El presidente Uribe es el único mandatario americano y no bolivariano que ha tenido también, desde la derecha, veleidades de reelección vitalicia. Ya hizo enmendar una vez la Constitución colombiana, para reelegirse, y en el último año ha hecho todo lo posible porque la cambien de nuevo para permitirle una nueva elección. Ha dicho también, en otras ocasiones, que está dispuesto a dejar el poder siempre y cuando no haya "una hecatombe".
¿Qué mejor hecatombe que una guerra, en la que Chávez abriría un frente interno con el seguro apoyo de la guerrilla "bolivariana" de las FARC? Chávez es un militar que nunca ha combatido y tiene fama de combinar, según sus biógrafos, una gran valentía verbal con una honda cobardía existencial. Él debe saber que el Ejército colombiano lleva decenios combatiendo, mientras el Ejército venezolano nunca ha dejado de ser un gran consumidor de whisky. Chávez, con sus aviones norteamericanos envejecidos y sin repuestos, ha acudido a Rusia y a España para surtirse de armamento moderno. Pero Venezuela luce bastante vulnerable. Bastaría un ataque a sus pozos y puertos de exportación petrolera para secar en poco tiempo su casi única fuente de divisas.
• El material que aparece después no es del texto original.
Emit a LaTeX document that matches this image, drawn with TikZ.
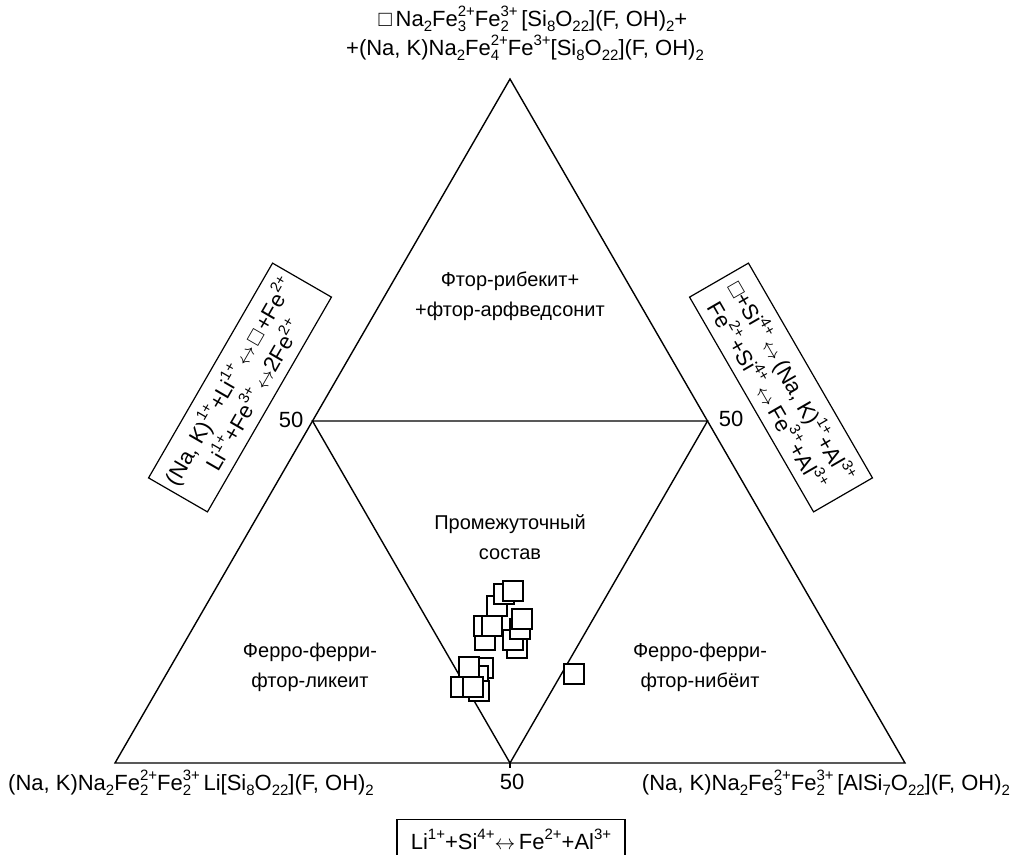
\documentclass[tikz,border=0pt]{standalone}
\usepackage{fontspec}
\setmainfont{Liberation Sans}
\newcommand\up[1]{\raisebox{0.45em}{\fontsize{15}{15}\selectfont #1}}
\newcommand\dn[1]{\raisebox{-0.22em}{\fontsize{15}{15}\selectfont #1}}
\newcommand\ud[2]{\rlap{\dn{#2}}\up{#1}}
\newcommand\lr{\ensuremath{\leftrightarrow}}
\begin{document}
\begin{tikzpicture}[x=1pt,y=-1pt,font=\fontsize{22}{26}\selectfont,
  tri/.style={line width=1.4pt},
  lbl/.style={align=center,inner sep=0pt,font=\fontsize{20}{30}\selectfont},
  rbox/.style={draw,line width=1.2pt,align=center,inner sep=0pt,minimum width=248pt,minimum height=68pt,font=\fontsize{22}{28}\selectfont},
  mk/.style={draw,fill=white,line width=1.8pt,minimum size=20pt,inner sep=0pt,rectangle}]
\useasboundingbox (0,0) rectangle (1011,854);
\coordinate (T) at (510,79);
\coordinate (L) at (115,763);
\coordinate (R) at (905,763);
\coordinate (ML) at (312.5,421);
\coordinate (MR) at (707.5,421);
\coordinate (MB) at (510,763);
\coordinate (MBt) at (510,768);
\draw[tri] (L) -- (T) -- (R) -- cycle;
\draw[tri] (ML) -- (MR) -- (MB) -- cycle;
\draw[tri] (MB) -- (MBt);
% vertex labels
\node[inner sep=0pt] (top1) at (533,19) {□\,Na\dn{2}Fe\ud{2+}{3}Fe\ud{3+}{2}\,[Si\dn{8}O\dn{22}](F, OH)\dn{2}+};
\node[inner sep=0pt] (top2) at (525,48) {+(Na, K)Na\dn{2}Fe\ud{2+}{4}Fe\up{3+}[Si\dn{8}O\dn{22}](F, OH)\dn{2}};
\node[inner sep=0pt] (bl) at (191,783) {(Na, K)Na\dn{2}Fe\ud{2+}{2}Fe\ud{3+}{2}\,Li[Si\dn{8}O\dn{22}](F, OH)\dn{2}};
\node[inner sep=0pt] (br) at (826,783) {(Na, K)Na\dn{2}Fe\ud{2+}{3}Fe\ud{3+}{2}\,[AlSi\dn{7}O\dn{22}](F, OH)\dn{2}};
% 50 labels
\node[inner sep=0pt] (n50l) at (291,420) {50};
\node[inner sep=0pt] (n50r) at (731,419) {50};
\node[inner sep=0pt] (n50b) at (512,782) {50};
% field labels
\node[lbl] (f1) at (510,296) {Фтор-рибекит+\\+фтор-арфведсонит};
\node[lbl] (f2) at (510,537) {Промежуточный\\состав};
\node[lbl] (f3) at (310,667) {Ферро-ферри-\\фтор-ликеит};
\node[lbl] (f4) at (700,667) {Ферро-ферри-\\фтор-нибёит};
% boxes
\node[rbox,rotate=60] (bxl) at (240,387.5) {(Na, K)\up{1+}+Li\up{1+}\,\lr\,□\,+Fe\up{2+}\\Li\up{1+}+Fe\up{3+}\,\lr2Fe\up{2+}};
\node[rbox,rotate=-60] (bxr) at (781,387.5) {□+Si\up{4+}\,\lr\,(Na, K)\up{1+}+Al\up{3+}\\Fe\up{2+}+Si\up{4+}\,\lr\,Fe\up{3+}+Al\up{3+}};
\node[draw,line width=1.2pt,inner sep=0pt,minimum width=228pt,minimum height=40pt,anchor=north] (bxb) at (511,819) {\raisebox{-4pt}{Li\up{1+}+Si\up{4+}\lr\,Fe\up{2+}+Al\up{3+}}};
% data points
\node[mk] (p1) at (497,606) {};
\node[mk] (p2) at (504,594) {};
\node[mk] (p3) at (513,591) {};
\node[mk] (p4) at (485,640) {};
\node[mk] (p5) at (484,626) {};
\node[mk] (p6) at (492,626) {};
\node[mk] (p7) at (517,648) {};
\node[mk] (p8) at (513,640) {};
\node[mk] (p9) at (520,629) {};
\node[mk] (p10) at (522,619) {};
\node[mk] (p11) at (483,668) {};
\node[mk] (p12) at (478,676) {};
\node[mk] (p13) at (469,667) {};
\node[mk] (p14) at (479,691) {};
\node[mk] (p15) at (461,687) {};
\node[mk] (p16) at (473,687) {};
\node[mk] (p17) at (574,674) {};
\end{tikzpicture}
\end{document}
Según el célebre adagio de Erasmo, "Dulce bellum inexpertis", la guerra es dulce para los que no la han probado. Y si bien en Colombia hemos probado una guerra larguísima de baja intensidad, con la guerrilla, desde una breve escaramuza fronteriza que hubo con Perú, en 1932, y fuera de un batallón enviado a Corea por solicitud de Estados Unidos, no hemos tenido la muy amarga experiencia de la guerra. Esperemos entonces que la reiterada intemperancia verbal de Chávez no nos lleve a las vías de hecho. Sería un banquete para los vendedores de armas, y para todos nosotros una catástrofe de dimensiones impredecibles.
Héctor Abad Faciolince es escritor colombiano.